* BEGIN *

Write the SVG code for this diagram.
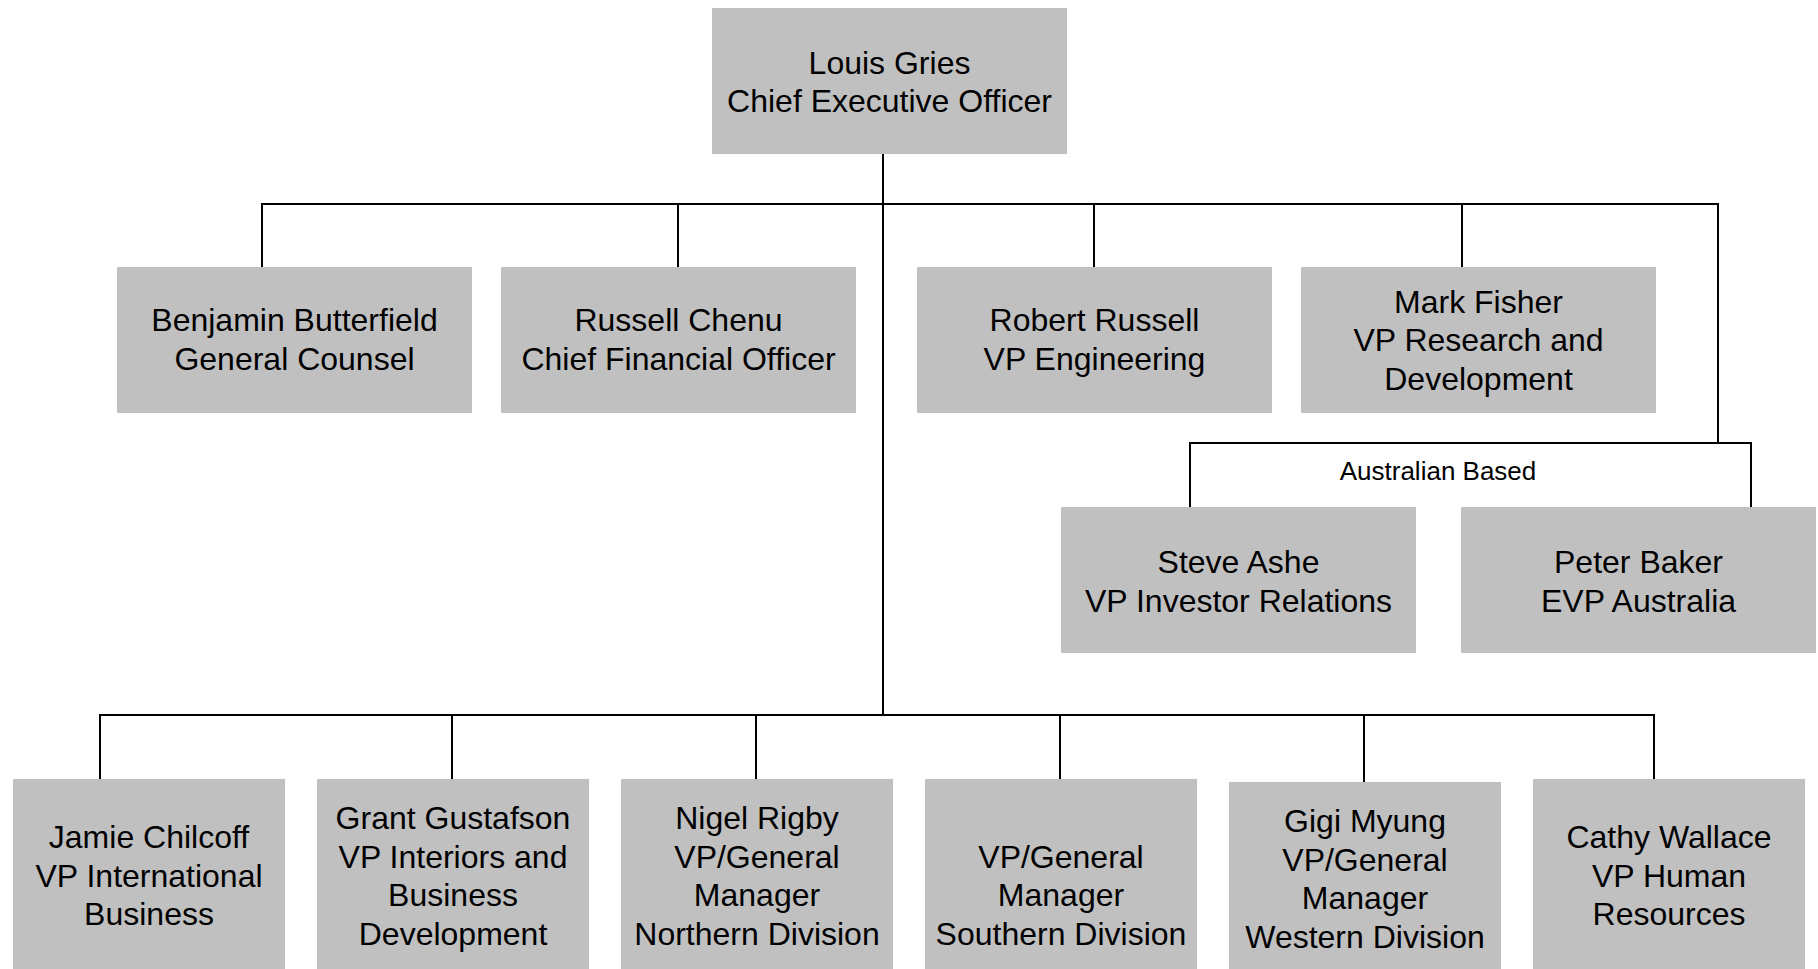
<svg xmlns="http://www.w3.org/2000/svg" width="1818" height="969" viewBox="0 0 1818 969">
<style>
.box{fill:#c0c0c0;}
.t{font-family:"Liberation Sans",Arial,sans-serif;font-size:32px;fill:#000;text-anchor:middle;}
.lbl{font-family:"Liberation Sans",Arial,sans-serif;font-size:26px;fill:#000;text-anchor:middle;}
.c{stroke:#000;stroke-width:2;fill:none;stroke-linecap:square;}
</style>
<rect width="1818" height="969" fill="#fff"/>
<g id="connectors">
<path class="c" d="M883,154 V715"/>
<path class="c" d="M262,204 H1718 V443"/>
<path class="c" d="M262,204 V267 M678,204 V267 M1094,204 V267 M1462,204 V267"/>
<path class="c" d="M1190,507 V443 H1751 V507"/>
<path class="c" d="M100,715 H1654"/>
<path class="c" d="M100,715 V779 M452,715 V779 M756,715 V779 M1060,715 V779 M1364,715 V782 M1654,715 V779"/>
<text class="lbl" x="1438" y="480">Australian Based</text>
</g>
<g id="ceo">
<rect class="box" x="712" y="8" width="355" height="146"/>
<text class="t" x="889.5" y="74">Louis Gries</text>
<text class="t" x="889.5" y="112">Chief Executive Officer</text>
</g>
<g id="butterfield">
<rect class="box" x="117" y="267" width="355" height="146"/>
<text class="t" x="294.5" y="331">Benjamin Butterfield</text>
<text class="t" x="294.5" y="369.5">General Counsel</text>
</g>
<g id="chenu">
<rect class="box" x="501" y="267" width="355" height="146"/>
<text class="t" x="678.5" y="331">Russell Chenu</text>
<text class="t" x="678.5" y="369.5">Chief Financial Officer</text>
</g>
<g id="russell">
<rect class="box" x="917" y="267" width="355" height="146"/>
<text class="t" x="1094.5" y="331">Robert Russell</text>
<text class="t" x="1094.5" y="369.5">VP Engineering</text>
</g>
<g id="fisher">
<rect class="box" x="1301" y="267" width="355" height="146"/>
<text class="t" x="1478.5" y="312.5">Mark Fisher</text>
<text class="t" x="1478.5" y="351">VP Research and</text>
<text class="t" x="1478.5" y="389.5">Development</text>
</g>
<g id="ashe">
<rect class="box" x="1061" y="507" width="355" height="146"/>
<text class="t" x="1238.5" y="573">Steve Ashe</text>
<text class="t" x="1238.5" y="611.5">VP Investor Relations</text>
</g>
<g id="baker">
<rect class="box" x="1461" y="507" width="355" height="146"/>
<text class="t" x="1638.5" y="573">Peter Baker</text>
<text class="t" x="1638.5" y="611.5">EVP Australia</text>
</g>
<g id="chilcoff">
<rect class="box" x="13" y="779" width="272" height="192"/>
<text class="t" x="149" y="848">Jamie Chilcoff</text>
<text class="t" x="149" y="886.5">VP International</text>
<text class="t" x="149" y="925">Business</text>
</g>
<g id="gustafson">
<rect class="box" x="317" y="779" width="272" height="192"/>
<text class="t" x="453" y="829">Grant Gustafson</text>
<text class="t" x="453" y="867.5">VP Interiors and</text>
<text class="t" x="453" y="906">Business</text>
<text class="t" x="453" y="944.5">Development</text>
</g>
<g id="rigby">
<rect class="box" x="621" y="779" width="272" height="192"/>
<text class="t" x="757" y="829">Nigel Rigby</text>
<text class="t" x="757" y="867.5">VP/General</text>
<text class="t" x="757" y="906">Manager</text>
<text class="t" x="757" y="944.5">Northern Division</text>
</g>
<g id="southern">
<rect class="box" x="925" y="779" width="272" height="192"/>
<text class="t" x="1061" y="867.5">VP/General</text>
<text class="t" x="1061" y="906">Manager</text>
<text class="t" x="1061" y="944.5">Southern Division</text>
</g>
<g id="myung">
<rect class="box" x="1229" y="782" width="272" height="192"/>
<text class="t" x="1365" y="832">Gigi Myung</text>
<text class="t" x="1365" y="870.5">VP/General</text>
<text class="t" x="1365" y="909">Manager</text>
<text class="t" x="1365" y="947.5">Western Division</text>
</g>
<g id="wallace">
<rect class="box" x="1533" y="779" width="272" height="192"/>
<text class="t" x="1669" y="848">Cathy Wallace</text>
<text class="t" x="1669" y="886.5">VP Human</text>
<text class="t" x="1669" y="925">Resources</text>
</g>
</svg>
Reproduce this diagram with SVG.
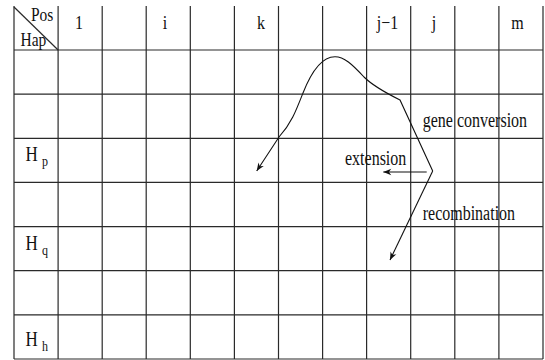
<svg xmlns="http://www.w3.org/2000/svg" width="545" height="360" viewBox="0 0 545 360">
<style>
.g{stroke:#2a2a2a;stroke-width:1.2;fill:none}
.t{font-family:"Liberation Serif","Times New Roman",serif;font-size:16px;fill:#111}
.h{font-family:"Liberation Serif","Times New Roman",serif;font-size:17px;fill:#111}
.s{font-family:"Liberation Serif","Times New Roman",serif;font-size:12px;fill:#111}
.c{stroke:#111;stroke-width:1.1;fill:none}
</style>
<defs>
<marker id="arr" viewBox="0 0 10 10" refX="10" refY="5" markerUnits="userSpaceOnUse" markerWidth="10" markerHeight="8" orient="auto">
<path d="M0,1 L10,5 L0,9 L3,5 z" fill="#111"/>
</marker>
</defs>
<rect width="545" height="360" fill="#fff"/>
<g id="grid" class="g">
<path d="M14,6V359 M58.1,6V359 M102.2,6V359 M146.2,6V359 M190.3,6V359 M234.4,6V359 M278.5,6V359 M322.6,6V359 M366.6,6V359 M410.7,6V359 M454.8,6V359 M498.9,6V359 M543,6V359"/>
<path d="M14,50H543 M14,94.1H543 M14,138.3H543 M14,182.4H543 M14,226.6H543 M14,270.7H543 M14,314.9H543 M14,359H543"/>
<path d="M14,7L58.1,50"/>
</g>
<g id="header">
<text class="t" transform="translate(31 21) scale(1 1.25)" style="font-size:15.5px">Pos</text>
<text class="t" transform="translate(20.5 46) scale(1 1.25)" style="font-size:15.5px">Hap</text>
<text class="t" text-anchor="middle" transform="translate(79 29) scale(1 1.2)">1</text>
<text class="t" text-anchor="middle" transform="translate(165 29) scale(1 1.2)">i</text>
<text class="t" text-anchor="middle" transform="translate(261 29) scale(1 1.2)">k</text>
<text class="t" text-anchor="middle" transform="translate(387.5 29) scale(1 1.2)">j−1</text>
<text class="t" text-anchor="middle" transform="translate(434 29) scale(1 1.2)">j</text>
<text class="t" text-anchor="middle" transform="translate(517.5 29) scale(1 1.2)">m</text>
</g>
<g id="Hp"><text class="h" transform="translate(25.5 161) scale(1 1.25)">H</text><text class="s" transform="translate(42 166) scale(1 1.25)">p</text></g>
<g id="Hq"><text class="h" transform="translate(25.5 249.5) scale(1 1.25)">H</text><text class="s" transform="translate(42 254.5) scale(1 1.25)">q</text></g>
<g id="Hh"><text class="h" transform="translate(25.5 346) scale(1 1.25)">H</text><text class="s" transform="translate(42 351) scale(1 1.25)">h</text></g>
<g id="connectors">
<path class="c" marker-end="url(#arr)" d="M432.7,171 L400,100 C386,93 373,86 364,77 C352,64 344,56.7 335,56.7 C322,56.7 312,70 303,93 C296,111 291,124 279,137 L256.7,171"/>
<path class="c" marker-end="url(#arr)" d="M432.7,171 L390,260"/>
<path class="c" marker-end="url(#arr)" d="M426.7,172 L383.3,172"/>
</g>
<g id="labels">
<text class="t" transform="translate(422.7 127) scale(1 1.25)">gene conversion</text>
<text class="t" transform="translate(345 165) scale(1 1.25)">extension</text>
<text class="t" transform="translate(422.7 220) scale(1 1.25)">recombination</text>
</g>
</svg>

* END *

• Goal:
Read the lines above. Gather those in which the string "this" is found.

• The response:
Write the SVG code for this diagram.
Reproduce this diagram with SVG.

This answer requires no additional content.